= SET PROBLEM =
Return only the lines from the top of the data down to the one that holds "(0,0) rectangle (1037,608);", both included, without any pictures.
+---+
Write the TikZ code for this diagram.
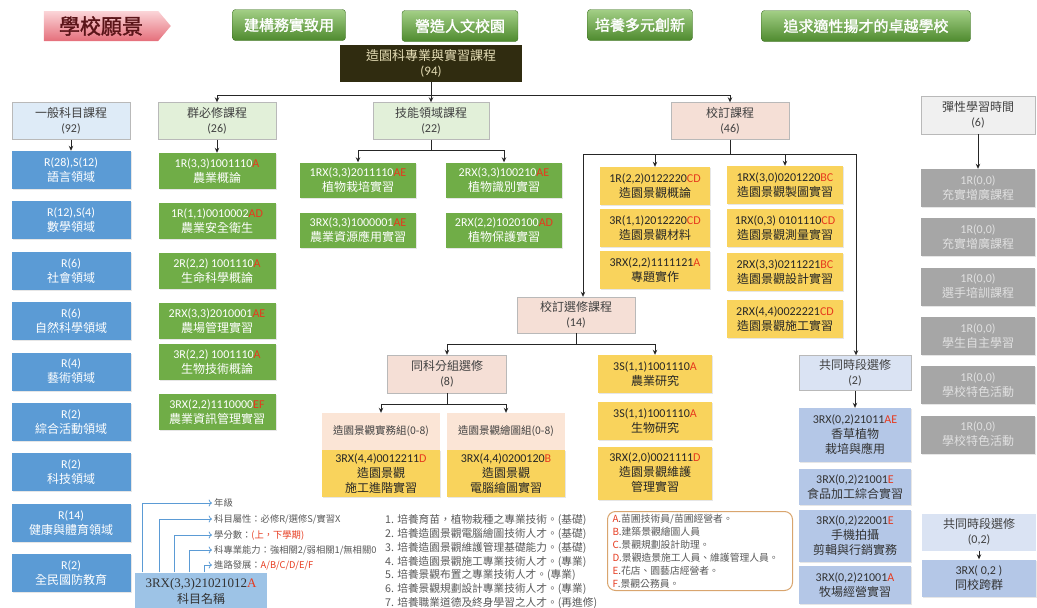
\documentclass[tikz,border=0pt]{standalone}
\usepackage{fontspec}
\setmainfont{Carlito}
\newfontfamily\cjk{Noto Sans CJK TC}
\newfontfamily\cjkb{Noto Sans CJK TC}[FakeBold=1.5]
\newfontfamily\tms{Liberation Serif}
\usetikzlibrary{arrows.meta,shapes.symbols,shadows}
\definecolor{bluA}{HTML}{5B9BD5}
\definecolor{grnA}{HTML}{70AD47}
\definecolor{yelA}{HTML}{F9D35C}
\definecolor{gryA}{HTML}{A6A6A6}
\definecolor{lbA}{HTML}{B4C7E7}
\definecolor{lbB}{HTML}{DAE3F3}
\definecolor{hdB}{HTML}{DEEBF7}
\definecolor{hdG}{HTML}{E2F0D9}
\definecolor{hdP}{HTML}{F5DFD6}
\definecolor{hdQ}{HTML}{FBE5D6}
\definecolor{rootC}{HTML}{302C10}
\definecolor{rootT}{HTML}{E5DDB5}
\definecolor{btnT}{HTML}{A3CF86}
\definecolor{btnB}{HTML}{4E8A2E}
\definecolor{pkT}{HTML}{FBD5D8}
\definecolor{pkB}{HTML}{E56F7B}
\definecolor{visT}{HTML}{5A1418}
\definecolor{codered}{HTML}{E63A1E}
\definecolor{legB}{HTML}{9DC3E6}
\definecolor{orgB}{HTML}{D9A56E}
\newcommand{\rd}[1]{\textcolor{codered}{#1}}

\begin{document}
\begin{tikzpicture}[x=1pt, y=-1pt,
  hd/.style={draw=gray!55, align=center, inner sep=1pt, minimum width=118, minimum height=37, font=\fontsize{12}{15}\selectfont, text=black!75},
  bx/.style={align=center, inner sep=1pt, minimum width=117, minimum height=36, font=\fontsize{12}{15}\selectfont, drop shadow={opacity=.2, shadow xshift=1pt, shadow yshift=-1pt}},
  blu/.style={bx, fill=bluA, text=white, minimum width=119, minimum height=38},
  grn/.style={bx, fill=grnA, text=white},
  yel/.style={bx, fill=yelA, text=black!85},
  gry/.style={bx, fill=gryA, text=white!88!black, minimum width=114, minimum height=38},
  lb/.style={bx, fill=lbA, text=black!80, minimum width=112},
  btn/.style={rounded corners=3, top color=btnT, bottom color=btnB, draw=btnB!80!black, text=white, minimum height=31, font=\cjkb\fontsize{15}{15}\selectfont},
  lt/.style={anchor=west, inner sep=0pt, font=\cjk\fontsize{9.3}{11}\selectfont, text=black!65},
  ln/.style={line width=1pt, black!85},
  arr/.style={ln, -{Stealth[length=5pt, width=4.5pt]}},
  larr/.style={->, bluA, thick, shorten >=2pt}]

\useasboundingbox (0,0) rectangle (1037,608);

\node[signal, signal to=east, signal pointer angle=100, minimum width=127, minimum height=30, inner sep=1pt, top color=pkT, bottom color=pkB, text=visT, font=\cjkb\fontsize{21}{21}\selectfont] (vis) at (101,26) {學校願景};
\node[btn, minimum width=113] (v1) at (289,25) {建構務實致用};
\node[btn, minimum width=116] (v2) at (460,26) {營造人文校園};
\node[btn, minimum width=105] (v3) at (640,25) {培養多元創新};
\node[btn, minimum width=209] (v4) at (866,26) {追求適性揚才的卓越學校};

\node[fill=rootC, text=rootT, minimum width=182, minimum height=37, align=center, inner sep=1pt, font=\fontsize{13}{15}\selectfont] (root) at (431,63) {{\cjk 造園科專業與實習課程}\\(94)};

\node[hd, fill=hdB] (gen) at (71,121) {{\cjk 一般科目課程}\\(92)};
\node[hd, fill=hdG] (qb) at (217,121) {{\cjk 群必修課程}\\(26)};
\node[hd, fill=hdG, minimum width=116] (jn) at (431,121) {{\cjk 技能領域課程}\\(22)};
\node[hd, fill=hdP] (kd) at (730,121) {{\cjk 校訂課程}\\(46)};
\node[hd, fill=gray!12, minimum width=114, minimum height=38] (flex) at (978,115) {{\cjk 彈性學習時間}\\(6)};

\coordinate (rb) at (431,95);
\draw[ln] (root.south) -- (rb);
\draw[arr] (rb) -| (qb.north);
\draw[arr] (rb) -| (kd.north);
\draw[arr] (rb) -- (jn.north);

\foreach \c/\t [count=\i] in {{R(28),S(12)}/語言領域, {R(12),S(4)}/數學領域, R(6)/社會領域, R(6)/自然科學領域, R(4)/藝術領域, R(2)/綜合活動領域, R(2)/科技領域, R(14)/健康與體育領域, R(2)/全民國防教育}
  \node[blu] (g\i) at (71,{170+50.4*(\i-1)}) {\c\\\cjk \t};
\draw[arr] (gen.south) -- (g1.north);

\node[grn] (q1) at (217,171) {1R(3,3)1001110\rd{A}\\\cjk 農業概論};
\node[grn] (q2) at (217,221) {1R(1,1)0010002\rd{AD}\\\cjk 農業安全衛生};
\node[grn] (q3) at (217,271) {2R(2,2) 1001110\rd{A}\\\cjk 生命科學概論};
\node[grn] (q4) at (217,321) {2RX(3,3)2010001\rd{AE}\\\cjk 農場管理實習};
\node[grn] (q5) at (217,362) {3R(2,2) 1001110\rd{A}\\\cjk 生物技術概論};
\node[grn] (q6) at (217,412) {3RX(2,2)1110000\rd{EF}\\\cjk 農業資訊管理實習};
\draw[arr] (qb.south) -- (q1.north);

\node[grn, minimum width=116, minimum height=35] (s1) at (358,180) {1RX(3,3)2011110\rd{AE}\\\cjk 植物栽培實習};
\node[grn, minimum width=116, minimum height=35] (s2) at (504,180) {2RX(3,3)100210\rd{AE}\\\cjk 植物識別實習};
\node[grn, minimum width=116, minimum height=35] (s3) at (358,230) {3RX(3,3)1000001\rd{AE}\\\cjk 農業資源應用實習};
\node[grn, minimum width=116, minimum height=35] (s4) at (504,230) {2RX(2,2)1020100\rd{AD}\\\cjk 植物保護實習};
\coordinate (jb) at (431,150);
\draw[ln] (jn.south) -- (jb);
\draw[arr] (jb) -| (s1.north);
\draw[arr] (jb) -| (s2.north);

\node[yel, minimum width=110, minimum height=38] (y1) at (655,186) {1R(2,2)0122220\rd{CD}\\\cjk 造園景觀概論};
\node[yel, minimum width=110, minimum height=38] (y2) at (655,228) {3R(1,1)2012220\rd{CD}\\\cjk 造園景觀材料};
\node[yel, minimum width=110, minimum height=38] (y3) at (655,270) {3RX(2,2)1111121\rd{A}\\\cjk 專題實作};
\node[yel, minimum width=116, minimum height=38] (z1) at (785,185) {1RX(3,0)0201220\rd{BC}\\\cjk 造園景觀製圖實習};
\node[yel, minimum width=116, minimum height=38] (z2) at (785,228) {1RX(0,3) 0101110\rd{CD}\\\cjk 造園景觀測量實習};
\node[yel, minimum width=116, minimum height=38] (z3) at (785,272) {2RX(3,3)0211221\rd{BC}\\\cjk 造園景觀設計實習};
\node[yel, minimum width=116, minimum height=38] (z4) at (785,319) {2RX(4,4)0022221\rd{CD}\\\cjk 造園景觀施工實習};

\node[hd, fill=hdP, minimum height=36] (kx) at (576,315) {{\cjk 校訂選修課程}\\(14)};
\node[hd, fill=lbB, minimum width=112, minimum height=35] (cs) at (855,373) {{\cjk 共同時段選修}\\(2)};

\coordinate (kb) at (730,154);
\coordinate (kl) at (583,154);
\coordinate (kr) at (856,154);
\draw[ln] (kd.south) -- (kb);
\draw[ln] (kl) -- (kr);
\draw[arr] (kl) -- (kl |- kx.north);
\draw[arr] (y1.north |- kl) -- (y1.north);
\draw[arr] (z1.north |- kl) -- (z1.north);
\draw[arr] (kr) -- (kr |- cs.north);

\node[hd, fill=hdP, minimum width=119, minimum height=38] (tf) at (447,374) {{\cjk 同科分組選修}\\(8)};
\node[yel, minimum width=114, minimum height=38] (m1) at (655,374) {3S(1,1)1001110\rd{A}\\\cjk 農業研究};
\node[yel, minimum width=114, minimum height=38] (m2) at (655,421) {3S(1,1)1001110\rd{A}\\\cjk 生物研究};
\node[yel, minimum width=114, minimum height=53] (m3) at (655,473) {3RX(2,0)0021111\rd{D}\\\cjk 造園景觀維護\\\cjk 管理實習};
\coordinate (xb) at (576,344);
\draw[ln] (kx.south) -- (xb);
\draw[arr] (xb) -| (tf.north);
\draw[arr] (xb) -| (m1.north);

\node[fill=hdQ, minimum width=118, minimum height=37, inner sep=1pt, text=black!75, font=\cjk\fontsize{10.5}{12}\selectfont] (p1) at (381,431.5) {造園景觀實務組(0-8)};
\node[fill=hdQ, minimum width=118, minimum height=37, inner sep=1pt, text=black!75, font=\cjk\fontsize{10.5}{12}\selectfont] (p2) at (506,431.5) {造園景觀繪圖組(0-8)};
\node[yel, minimum width=118, minimum height=47, anchor=north, drop shadow={opacity=0}] (p1b) at (p1.south) {3RX(4,4)0012211\rd{D}\\\cjk 造園景觀\\\cjk 施工進階實習};
\node[yel, minimum width=118, minimum height=47, anchor=north, drop shadow={opacity=0}] (p2b) at (p2.south) {3RX(4,4)0200120\rd{B}\\\cjk 造園景觀\\\cjk 電腦繪圖實習};
\coordinate (tb) at (447,404);
\draw[ln] (tf.south) -- (tb);
\draw[arr] (tb) -| (p1.north);
\draw[arr] (tb) -| (p2.north);

\node[lb, minimum height=54] (c1) at (855,435) {3RX(0,2)21011\rd{AE}\\\cjk 香草植物\\\cjk 栽培與應用};
\node[lb, minimum height=36] (c2) at (855,487) {3RX(0,2)21001\rd{E}\\\cjk 食品加工綜合實習};
\node[lb, minimum height=52] (c3) at (855,536) {3RX(0,2)22001\rd{E}\\\cjk 手機拍攝\\\cjk 剪輯與行銷實務};
\node[lb, minimum height=38] (c4) at (855,585) {3RX(0,2)21001\rd{A}\\\cjk 牧場經營實習};
\draw[arr] (cs.south) -- (c1.north);

\foreach \t [count=\i] in {充實增廣課程, 充實增廣課程, 選手培訓課程, 學生自主學習, 學校特色活動, 學校特色活動}
  \node[gry] (f\i) at (978,{188+49.3*(\i-1)}) {1R(0,0)\\\cjk \t};
\draw[arr] (flex.south) -- (f1.north);

\node[hd, fill=lbB, draw=none, minimum width=114, minimum height=37] (cs2) at (979,532) {{\cjk 共同時段選修}\\(0,2)};
\node[lb, minimum width=114, minimum height=37] (x2) at (979,578) {3RX( 0,2 )\\\cjk 同校跨群};
\draw[arr] (cs2.south) -- (x2.north);

\node[fill=legB, minimum width=132, minimum height=37, align=center, inner sep=1pt, text=black!80, font=\tms\fontsize{13}{16}\selectfont] (lg) at (201,591) {3RX(3,3)21021012\rd{A}\\\cjk\fontsize{12}{16}\selectfont 科目名稱};
\node[lt] (t1) at (214,503) {年級};
\node[lt] (t2) at (214,519) {科目屬性：必修R/選修S/實習X};
\node[lt] (t3) at (214,535) {學分數：\rd{(上，下學期)}};
\node[lt] (t4) at (214,550) {科專業能力：強相關2/弱相關1/無相關0};
\node[lt] (t5) at (214,565) {進路發展：\rd{A/B/C/D/E/F}};
\foreach \i/\d in {1/8,2/25,3/40,4/55,5/70}
  \draw[larr] ([xshift=\d pt]lg.north west) |- (t\i.west);

\node[anchor=north west, align=left, inner sep=0pt, text=black!65, font=\cjk\fontsize{10.7}{13.9}\selectfont] (goal) at (385,514) {1. 培養育苗，植物栽種之專業技術。(基礎)\\2. 培養造園景觀電腦繪圖技術人才。(基礎)\\3. 培養造園景觀維護管理基礎能力。(基礎)\\4. 培養造園景觀施工專業技術人才。(專業)\\5. 培養景觀布置之專業技術人才。(專業)\\6. 培養景觀規劃設計專業技術人才。(專業)\\7. 培養職業道德及終身學習之人才。(再進修)};

\node[draw=orgB, line width=1pt, rounded corners=8, fill=white, anchor=north west, text width=175, minimum height=79, inner xsep=5pt, inner ysep=2pt, align=left, text=black!65, font=\cjk\fontsize{9.8}{13}\selectfont] (job) at (607,511) {\rd{A}.苗圃技術員/苗圃經營者。\\\rd{B}.建築景觀繪圖人員\\\rd{C}.景觀規劃設計助理。\\\rd{D}.景觀造景施工人員、維護管理人員。\\\rd{E}.花店、園藝店經營者。\\\rd{F}.景觀公務員。};
\end{tikzpicture}
\end{document}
+---+
= RESULT FOR THIS TASK =
Write the TikZ code for this diagram.
\documentclass[tikz,border=0pt]{standalone}
\usepackage{fontspec}
\setmainfont{Carlito}
\newfontfamily\cjk{Noto Sans CJK TC}
\newfontfamily\cjkb{Noto Sans CJK TC}[FakeBold=1.5]
\newfontfamily\tms{Liberation Serif}
\usetikzlibrary{arrows.meta,shapes.symbols,shadows}
\definecolor{bluA}{HTML}{5B9BD5}
\definecolor{grnA}{HTML}{70AD47}
\definecolor{yelA}{HTML}{F9D35C}
\definecolor{gryA}{HTML}{A6A6A6}
\definecolor{lbA}{HTML}{B4C7E7}
\definecolor{lbB}{HTML}{DAE3F3}
\definecolor{hdB}{HTML}{DEEBF7}
\definecolor{hdG}{HTML}{E2F0D9}
\definecolor{hdP}{HTML}{F5DFD6}
\definecolor{hdQ}{HTML}{FBE5D6}
\definecolor{rootC}{HTML}{302C10}
\definecolor{rootT}{HTML}{E5DDB5}
\definecolor{btnT}{HTML}{A3CF86}
\definecolor{btnB}{HTML}{4E8A2E}
\definecolor{pkT}{HTML}{FBD5D8}
\definecolor{pkB}{HTML}{E56F7B}
\definecolor{visT}{HTML}{5A1418}
\definecolor{codered}{HTML}{E63A1E}
\definecolor{legB}{HTML}{9DC3E6}
\definecolor{orgB}{HTML}{D9A56E}
\newcommand{\rd}[1]{\textcolor{codered}{#1}}

\begin{document}
\begin{tikzpicture}[x=1pt, y=-1pt,
  hd/.style={draw=gray!55, align=center, inner sep=1pt, minimum width=118, minimum height=37, font=\fontsize{12}{15}\selectfont, text=black!75},
  bx/.style={align=center, inner sep=1pt, minimum width=117, minimum height=36, font=\fontsize{12}{15}\selectfont, drop shadow={opacity=.2, shadow xshift=1pt, shadow yshift=-1pt}},
  blu/.style={bx, fill=bluA, text=white, minimum width=119, minimum height=38},
  grn/.style={bx, fill=grnA, text=white},
  yel/.style={bx, fill=yelA, text=black!85},
  gry/.style={bx, fill=gryA, text=white!88!black, minimum width=114, minimum height=38},
  lb/.style={bx, fill=lbA, text=black!80, minimum width=112},
  btn/.style={rounded corners=3, top color=btnT, bottom color=btnB, draw=btnB!80!black, text=white, minimum height=31, font=\cjkb\fontsize{15}{15}\selectfont},
  lt/.style={anchor=west, inner sep=0pt, font=\cjk\fontsize{9.3}{11}\selectfont, text=black!65},
  ln/.style={line width=1pt, black!85},
  arr/.style={ln, -{Stealth[length=5pt, width=4.5pt]}},
  larr/.style={->, bluA, thick, shorten >=2pt}]

\useasboundingbox (0,0) rectangle (1037,608);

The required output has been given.